_WRITTEN TASK_
Copy all the data exactly, except the pictures.

_SOURCE MATERIAL_
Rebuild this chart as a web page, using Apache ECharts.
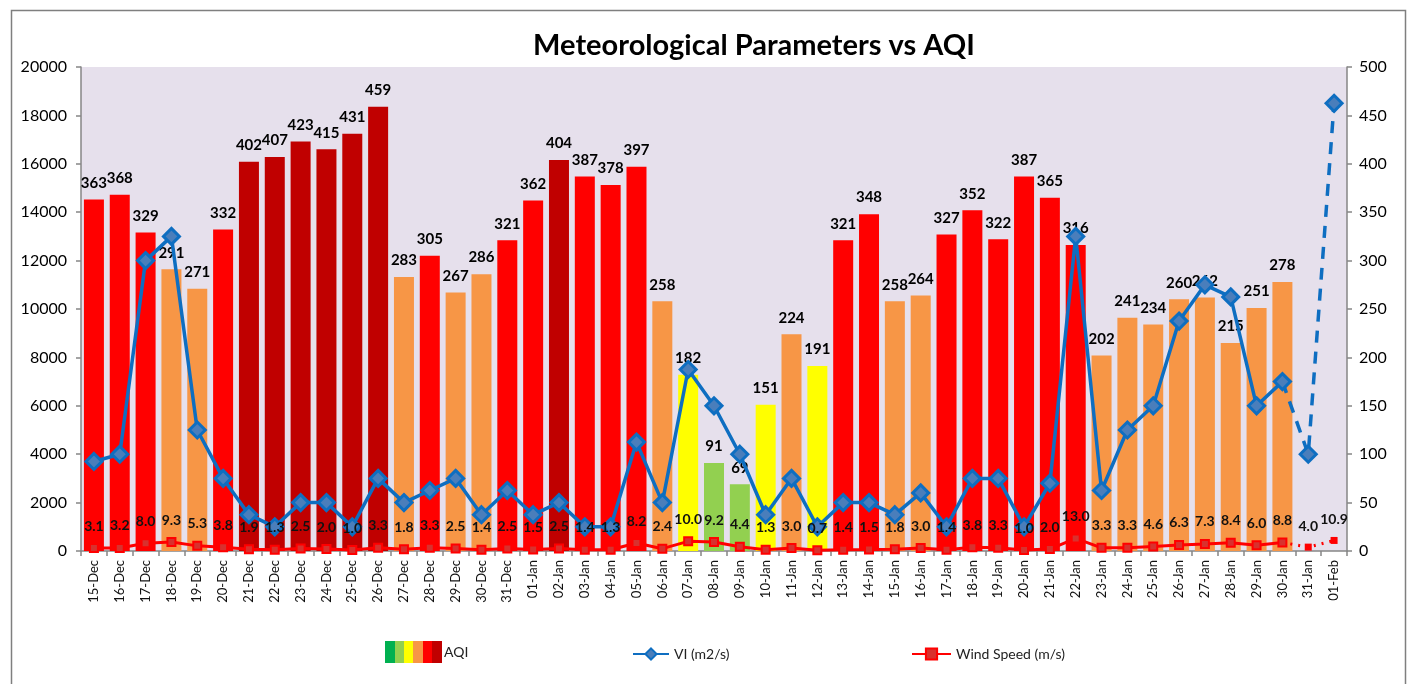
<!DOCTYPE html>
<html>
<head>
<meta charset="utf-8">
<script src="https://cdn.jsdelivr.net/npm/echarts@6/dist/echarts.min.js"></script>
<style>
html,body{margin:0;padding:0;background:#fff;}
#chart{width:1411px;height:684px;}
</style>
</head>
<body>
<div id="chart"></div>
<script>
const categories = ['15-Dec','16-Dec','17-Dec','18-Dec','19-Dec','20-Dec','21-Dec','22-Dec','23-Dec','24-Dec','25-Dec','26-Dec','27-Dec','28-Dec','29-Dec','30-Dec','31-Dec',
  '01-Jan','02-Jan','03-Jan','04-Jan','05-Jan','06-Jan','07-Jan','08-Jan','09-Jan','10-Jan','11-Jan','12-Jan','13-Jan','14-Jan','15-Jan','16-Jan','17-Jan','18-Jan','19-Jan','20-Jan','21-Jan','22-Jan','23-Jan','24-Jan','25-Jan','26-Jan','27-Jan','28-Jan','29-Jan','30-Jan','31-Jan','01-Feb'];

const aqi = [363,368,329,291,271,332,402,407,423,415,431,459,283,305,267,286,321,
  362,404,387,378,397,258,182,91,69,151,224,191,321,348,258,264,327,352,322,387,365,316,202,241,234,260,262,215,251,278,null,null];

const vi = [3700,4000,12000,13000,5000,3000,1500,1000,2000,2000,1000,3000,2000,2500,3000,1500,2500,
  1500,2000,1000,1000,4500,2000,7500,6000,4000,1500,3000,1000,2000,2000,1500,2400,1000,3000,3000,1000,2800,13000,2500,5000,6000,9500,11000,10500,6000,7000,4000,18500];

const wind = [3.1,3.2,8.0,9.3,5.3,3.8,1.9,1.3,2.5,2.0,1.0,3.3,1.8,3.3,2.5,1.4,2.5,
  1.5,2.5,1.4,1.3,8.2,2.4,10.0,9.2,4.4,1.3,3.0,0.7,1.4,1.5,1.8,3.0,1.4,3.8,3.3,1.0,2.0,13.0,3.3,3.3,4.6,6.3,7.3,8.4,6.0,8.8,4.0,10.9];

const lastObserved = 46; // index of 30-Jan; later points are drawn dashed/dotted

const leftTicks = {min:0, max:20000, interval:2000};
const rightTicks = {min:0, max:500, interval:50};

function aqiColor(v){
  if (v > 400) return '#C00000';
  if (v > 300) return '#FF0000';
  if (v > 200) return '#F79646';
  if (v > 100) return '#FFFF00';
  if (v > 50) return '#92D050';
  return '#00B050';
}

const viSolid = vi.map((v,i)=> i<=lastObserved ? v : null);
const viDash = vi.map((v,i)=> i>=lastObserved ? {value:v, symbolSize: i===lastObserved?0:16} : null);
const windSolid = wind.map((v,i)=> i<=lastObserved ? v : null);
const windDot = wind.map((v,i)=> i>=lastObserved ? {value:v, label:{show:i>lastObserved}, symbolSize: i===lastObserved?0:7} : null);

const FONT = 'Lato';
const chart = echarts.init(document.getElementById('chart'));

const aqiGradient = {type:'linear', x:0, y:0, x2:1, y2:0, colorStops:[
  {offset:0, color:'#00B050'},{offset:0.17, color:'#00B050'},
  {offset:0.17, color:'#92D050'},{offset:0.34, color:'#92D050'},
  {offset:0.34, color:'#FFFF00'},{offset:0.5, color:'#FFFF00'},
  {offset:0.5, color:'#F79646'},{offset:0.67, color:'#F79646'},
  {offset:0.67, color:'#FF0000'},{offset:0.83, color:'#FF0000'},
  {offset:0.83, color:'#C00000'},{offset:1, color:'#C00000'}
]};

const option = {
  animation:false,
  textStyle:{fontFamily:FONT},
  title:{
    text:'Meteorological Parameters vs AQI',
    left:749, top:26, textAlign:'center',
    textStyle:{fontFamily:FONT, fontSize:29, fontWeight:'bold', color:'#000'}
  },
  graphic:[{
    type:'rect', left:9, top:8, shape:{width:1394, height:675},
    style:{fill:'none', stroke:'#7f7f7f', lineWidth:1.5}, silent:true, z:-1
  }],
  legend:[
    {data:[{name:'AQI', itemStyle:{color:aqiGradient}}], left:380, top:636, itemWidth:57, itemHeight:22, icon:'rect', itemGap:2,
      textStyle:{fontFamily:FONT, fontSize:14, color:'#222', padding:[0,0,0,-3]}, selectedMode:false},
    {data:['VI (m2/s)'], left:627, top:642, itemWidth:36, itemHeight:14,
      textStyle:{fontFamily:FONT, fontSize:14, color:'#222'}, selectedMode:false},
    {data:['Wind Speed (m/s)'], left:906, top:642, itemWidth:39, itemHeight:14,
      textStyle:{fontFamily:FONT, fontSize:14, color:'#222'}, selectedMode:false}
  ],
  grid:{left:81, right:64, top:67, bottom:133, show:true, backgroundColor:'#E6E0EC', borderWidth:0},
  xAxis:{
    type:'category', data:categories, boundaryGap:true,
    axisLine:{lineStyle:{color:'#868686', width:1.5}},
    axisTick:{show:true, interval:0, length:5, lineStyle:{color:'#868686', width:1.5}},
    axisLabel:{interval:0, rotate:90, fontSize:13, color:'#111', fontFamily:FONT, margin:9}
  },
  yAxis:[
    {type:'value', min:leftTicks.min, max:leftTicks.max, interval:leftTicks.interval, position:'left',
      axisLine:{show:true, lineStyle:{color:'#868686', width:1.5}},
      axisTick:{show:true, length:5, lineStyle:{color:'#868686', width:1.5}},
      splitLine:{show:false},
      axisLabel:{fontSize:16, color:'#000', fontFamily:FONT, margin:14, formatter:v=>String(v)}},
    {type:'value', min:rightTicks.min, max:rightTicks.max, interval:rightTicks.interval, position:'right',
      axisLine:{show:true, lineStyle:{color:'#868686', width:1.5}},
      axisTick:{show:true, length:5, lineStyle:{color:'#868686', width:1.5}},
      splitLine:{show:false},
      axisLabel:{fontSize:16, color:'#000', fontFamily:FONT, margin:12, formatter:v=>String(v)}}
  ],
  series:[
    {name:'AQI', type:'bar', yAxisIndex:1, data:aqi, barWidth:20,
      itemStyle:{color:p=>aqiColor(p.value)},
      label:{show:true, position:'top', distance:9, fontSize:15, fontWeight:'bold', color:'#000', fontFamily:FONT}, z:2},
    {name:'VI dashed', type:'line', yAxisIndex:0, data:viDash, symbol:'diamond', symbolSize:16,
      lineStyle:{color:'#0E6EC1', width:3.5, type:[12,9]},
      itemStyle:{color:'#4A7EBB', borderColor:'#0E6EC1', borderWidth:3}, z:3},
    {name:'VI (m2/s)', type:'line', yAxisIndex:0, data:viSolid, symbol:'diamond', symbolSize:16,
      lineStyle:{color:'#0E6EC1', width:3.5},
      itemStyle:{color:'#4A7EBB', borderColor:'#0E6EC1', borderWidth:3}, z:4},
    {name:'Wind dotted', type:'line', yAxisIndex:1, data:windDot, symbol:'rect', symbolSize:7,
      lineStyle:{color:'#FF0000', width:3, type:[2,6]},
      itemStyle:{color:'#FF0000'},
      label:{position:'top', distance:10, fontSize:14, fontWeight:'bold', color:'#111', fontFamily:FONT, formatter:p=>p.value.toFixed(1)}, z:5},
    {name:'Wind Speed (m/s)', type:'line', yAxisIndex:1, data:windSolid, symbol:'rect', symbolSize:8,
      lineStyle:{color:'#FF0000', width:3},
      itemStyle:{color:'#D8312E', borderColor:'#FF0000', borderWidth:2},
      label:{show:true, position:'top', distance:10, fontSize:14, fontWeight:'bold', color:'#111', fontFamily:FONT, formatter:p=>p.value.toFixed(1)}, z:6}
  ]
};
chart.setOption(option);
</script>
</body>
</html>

_TASK SOLUTION_
Rebuild this chart as a web page, using Apache ECharts.
<!DOCTYPE html>
<html>
<head>
<meta charset="utf-8">
<script src="https://cdn.jsdelivr.net/npm/echarts@6/dist/echarts.min.js"></script>
<style>
html,body{margin:0;padding:0;background:#fff;}
#chart{width:1411px;height:684px;}
</style>
</head>
<body>
<div id="chart"></div>
<script>
const categories = ['15-Dec','16-Dec','17-Dec','18-Dec','19-Dec','20-Dec','21-Dec','22-Dec','23-Dec','24-Dec','25-Dec','26-Dec','27-Dec','28-Dec','29-Dec','30-Dec','31-Dec',
  '01-Jan','02-Jan','03-Jan','04-Jan','05-Jan','06-Jan','07-Jan','08-Jan','09-Jan','10-Jan','11-Jan','12-Jan','13-Jan','14-Jan','15-Jan','16-Jan','17-Jan','18-Jan','19-Jan','20-Jan','21-Jan','22-Jan','23-Jan','24-Jan','25-Jan','26-Jan','27-Jan','28-Jan','29-Jan','30-Jan','31-Jan','01-Feb'];

const aqi = [363,368,329,291,271,332,402,407,423,415,431,459,283,305,267,286,321,
  362,404,387,378,397,258,182,91,69,151,224,191,321,348,258,264,327,352,322,387,365,316,202,241,234,260,262,215,251,278,null,null];

const vi = [3700,4000,12000,13000,5000,3000,1500,1000,2000,2000,1000,3000,2000,2500,3000,1500,2500,
  1500,2000,1000,1000,4500,2000,7500,6000,4000,1500,3000,1000,2000,2000,1500,2400,1000,3000,3000,1000,2800,13000,2500,5000,6000,9500,11000,10500,6000,7000,4000,18500];

const wind = [3.1,3.2,8.0,9.3,5.3,3.8,1.9,1.3,2.5,2.0,1.0,3.3,1.8,3.3,2.5,1.4,2.5,
  1.5,2.5,1.4,1.3,8.2,2.4,10.0,9.2,4.4,1.3,3.0,0.7,1.4,1.5,1.8,3.0,1.4,3.8,3.3,1.0,2.0,13.0,3.3,3.3,4.6,6.3,7.3,8.4,6.0,8.8,4.0,10.9];

const lastObserved = 46; // index of 30-Jan; later points are drawn dashed/dotted

const leftTicks = {min:0, max:20000, interval:2000};
const rightTicks = {min:0, max:500, interval:50};

function aqiColor(v){
  if (v > 400) return '#C00000';
  if (v > 300) return '#FF0000';
  if (v > 200) return '#F79646';
  if (v > 100) return '#FFFF00';
  if (v > 50) return '#92D050';
  return '#00B050';
}

const viSolid = vi.map((v,i)=> i<=lastObserved ? v : null);
const viDash = vi.map((v,i)=> i>=lastObserved ? {value:v, symbolSize: i===lastObserved?0:16} : null);
const windSolid = wind.map((v,i)=> i<=lastObserved ? v : null);
const windDot = wind.map((v,i)=> i>=lastObserved ? {value:v, label:{show:i>lastObserved}, symbolSize: i===lastObserved?0:7} : null);

const FONT = 'Lato';
const chart = echarts.init(document.getElementById('chart'));

const aqiGradient = {type:'linear', x:0, y:0, x2:1, y2:0, colorStops:[
  {offset:0, color:'#00B050'},{offset:0.17, color:'#00B050'},
  {offset:0.17, color:'#92D050'},{offset:0.34, color:'#92D050'},
  {offset:0.34, color:'#FFFF00'},{offset:0.5, color:'#FFFF00'},
  {offset:0.5, color:'#F79646'},{offset:0.67, color:'#F79646'},
  {offset:0.67, color:'#FF0000'},{offset:0.83, color:'#FF0000'},
  {offset:0.83, color:'#C00000'},{offset:1, color:'#C00000'}
]};

const option = {
  animation:false,
  textStyle:{fontFamily:FONT},
  title:{
    text:'Meteorological Parameters vs AQI',
    left:749, top:26, textAlign:'center',
    textStyle:{fontFamily:FONT, fontSize:29, fontWeight:'bold', color:'#000'}
  },
  graphic:[{
    type:'rect', left:9, top:8, shape:{width:1394, height:675},
    style:{fill:'none', stroke:'#7f7f7f', lineWidth:1.5}, silent:true, z:-1
  }],
  legend:[
    {data:[{name:'AQI', itemStyle:{color:aqiGradient}}], left:380, top:636, itemWidth:57, itemHeight:22, icon:'rect', itemGap:2,
      textStyle:{fontFamily:FONT, fontSize:14, color:'#222', padding:[0,0,0,-3]}, selectedMode:false},
    {data:['VI (m2/s)'], left:627, top:642, itemWidth:36, itemHeight:14,
      textStyle:{fontFamily:FONT, fontSize:14, color:'#222'}, selectedMode:false},
    {data:['Wind Speed (m/s)'], left:906, top:642, itemWidth:39, itemHeight:14,
      textStyle:{fontFamily:FONT, fontSize:14, color:'#222'}, selectedMode:false}
  ],
  grid:{left:81, right:64, top:67, bottom:133, show:true, backgroundColor:'#E6E0EC', borderWidth:0},
  xAxis:{
    type:'category', data:categories, boundaryGap:true,
    axisLine:{lineStyle:{color:'#868686', width:1.5}},
    axisTick:{show:true, interval:0, length:5, lineStyle:{color:'#868686', width:1.5}},
    axisLabel:{interval:0, rotate:90, fontSize:13, color:'#111', fontFamily:FONT, margin:9}
  },
  yAxis:[
    {type:'value', min:leftTicks.min, max:leftTicks.max, interval:leftTicks.interval, position:'left',
      axisLine:{show:true, lineStyle:{color:'#868686', width:1.5}},
      axisTick:{show:true, length:5, lineStyle:{color:'#868686', width:1.5}},
      splitLine:{show:false},
      axisLabel:{fontSize:16, color:'#000', fontFamily:FONT, margin:14, formatter:v=>String(v)}},
    {type:'value', min:rightTicks.min, max:rightTicks.max, interval:rightTicks.interval, position:'right',
      axisLine:{show:true, lineStyle:{color:'#868686', width:1.5}},
      axisTick:{show:true, length:5, lineStyle:{color:'#868686', width:1.5}},
      splitLine:{show:false},
      axisLabel:{fontSize:16, color:'#000', fontFamily:FONT, margin:12, formatter:v=>String(v)}}
  ],
  series:[
    {name:'AQI', type:'bar', yAxisIndex:1, data:aqi, barWidth:20,
      itemStyle:{color:p=>aqiColor(p.value)},
      label:{show:true, position:'top', distance:9, fontSize:15, fontWeight:'bold', color:'#000', fontFamily:FONT}, z:2},
    {name:'VI dashed', type:'line', yAxisIndex:0, data:viDash, symbol:'diamond', symbolSize:16,
      lineStyle:{color:'#0E6EC1', width:3.5, type:[12,9]},
      itemStyle:{color:'#4A7EBB', borderColor:'#0E6EC1', borderWidth:3}, z:3},
    {name:'VI (m2/s)', type:'line', yAxisIndex:0, data:viSolid, symbol:'diamond', symbolSize:16,
      lineStyle:{color:'#0E6EC1', width:3.5},
      itemStyle:{color:'#4A7EBB', borderColor:'#0E6EC1', borderWidth:3}, z:4},
    {name:'Wind dotted', type:'line', yAxisIndex:1, data:windDot, symbol:'rect', symbolSize:7,
      lineStyle:{color:'#FF0000', width:3, type:[2,6]},
      itemStyle:{color:'#FF0000'},
      label:{position:'top', distance:10, fontSize:14, fontWeight:'bold', color:'#111', fontFamily:FONT, formatter:p=>p.value.toFixed(1)}, z:5},
    {name:'Wind Speed (m/s)', type:'line', yAxisIndex:1, data:windSolid, symbol:'rect', symbolSize:8,
      lineStyle:{color:'#FF0000', width:3},
      itemStyle:{color:'#D8312E', borderColor:'#FF0000', borderWidth:2},
      label:{show:true, position:'top', distance:10, fontSize:14, fontWeight:'bold', color:'#111', fontFamily:FONT, formatter:p=>p.value.toFixed(1)}, z:6}
  ]
};
chart.setOption(option);
</script>
</body>
</html>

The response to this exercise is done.